Tuesday, August 4, 2015

Forming the Watchman

Have you read Harper Lee's Go Set a Watchman?  There was certainly a lot of hype prior to its July release -- everything from the seemingly new racist tendencies of Atticus Finch to whether the novel is the sequel or prequel to Lee's other novel, To Kill a Mockingbird.

In all of the monologues, dialogues, reviews, praise and criticism surrounding the novel, is enough attention being paid to the origin of the title and its meaning for 26-year-old Jean Louise ("Scout") Finch, the main character?

The title, Go Set a Watchman, comes from Isaiah 21:6: "Go, station [set] a watchman, let him tell what he sees."  This verse is the focus of the Methodist minister's Sunday sermon in the novel.  However, during the sermon, Jean Louise pays little attention to this verse as she daydreams about the music director's use of a new musical setting for the Doxology.  She wonders what could have possessed him to replace the Doxology music that had stood the test of time since her childhood with something so modern, northern and, quite possibly, Catholic.

It seems that the incorporation of the "watchman" verse with Jean Louise's internal railing against the loss of her childhood Doxology brings us closer to the point of the novel -- that is, Jean Louise's painful acceptance of becoming an adult.  While the Doxology music will return to "normal" the next Sunday, what Jean Louise is asked to endure during the 24 hours following the church service will affect her forever.

With the help of her uncle, Dr. Jack Finch, Jean Louise is brought to the realization that she is holding on to a childlike, uninformed conscience ("watchman"), largely the result of her father's influence and her lack of effort toward ongoing formation of  her own conscience.  Dr. Finch says:

"Every man's island, every man's watchman, is his conscience. . . .  Now you, Miss, born with your own conscience, somewhere along the line fastened it like a barnacle onto your father's.  As you grew up, when you were grown, totally unknown to yourself, you confused your father with God.  You never saw him as a man with a man's heart, and a man's feelings. . . . You were an emotional cripple, leaning on him, getting the answers from him, assuming that your answers would always be his answers.

"When you happened along and saw him doing something that seemed to you to be the very antithesis of his conscience -- your conscience -- you literally could not stand it.  It made you physically ill.  Life became hell on earth for you.  You had to kill yourself, or he had to kill you to get you functioning as a separate entity."  [Note:  The killing reference is not literal.]

As Jean Louise struggles to understand her uncle, he drops this bombshell:  "You're very much like your father. . . . Except you're a bigot and he's not. . . . What does a bigot do when he meets someone who challenges his opinion?  He doesn't give.  He stays rigid.  Doesn't even try to listen, just lashes out.

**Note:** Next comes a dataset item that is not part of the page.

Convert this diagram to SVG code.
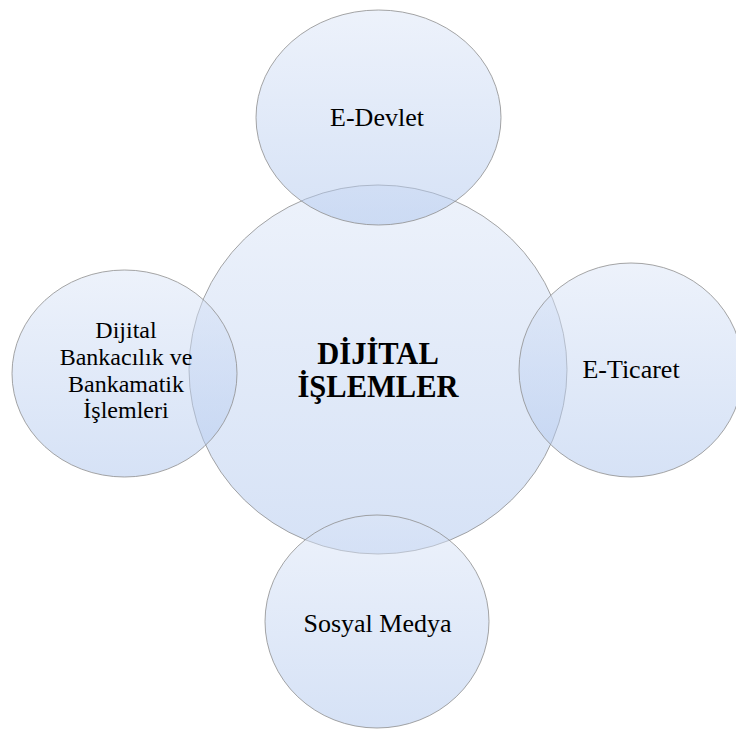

"You've no doubt heard some pretty offensive talk since you've been home, but instead of getting on your charger and blindly striking it down, you turned and ran.  You said, in effect, 'I don't like the way these people do, so I have no time for them.'  You'd better take time for 'em, honey, otherwise you'll never grow.  You'll be the same at sixty as you are now. . . . You have a tendency not to give anybody elbow room in your mind for their ideas, no matter how silly you think they are."

We would do well to reflect on Dr. Finch's words to Jean Louise:
  • How has my conscience matured as I have aged?  While I am grateful to those on whose shoulders I have stood, have I allowed their influence on me to be a crutch that prevents me from embracing my own, well-informed conscience?
  • How do I continue to educate my conscience?  Do I regularly speak with people who will present opposing viewpoints?  Are those people welcome within my "circle"? Do I read books and articles that will open my mind to how "the other side" feels?  
  • Who is my "Uncle Jack" -- the one who will say the tough things to me whenever I need it?  Do I speak with this person when I am making a decision or do I avoid him or her, thinking I know best?
Conscience formation is an important element of our Catholic faith.  According to the Catechism of the Catholic Church, "The education of the conscience is a lifelong task. From the earliest years, it awakens the child to the knowledge and practice of the interior law recognized by conscience. Prudent education teaches virtue; it prevents or cures fear, selfishness and pride, resentment arising from guilt, and feelings of complacency, born of human weakness and faults. The education of the conscience guarantees freedom and engenders peace of heart" (1784).

How and when did you last educate your "watchman"?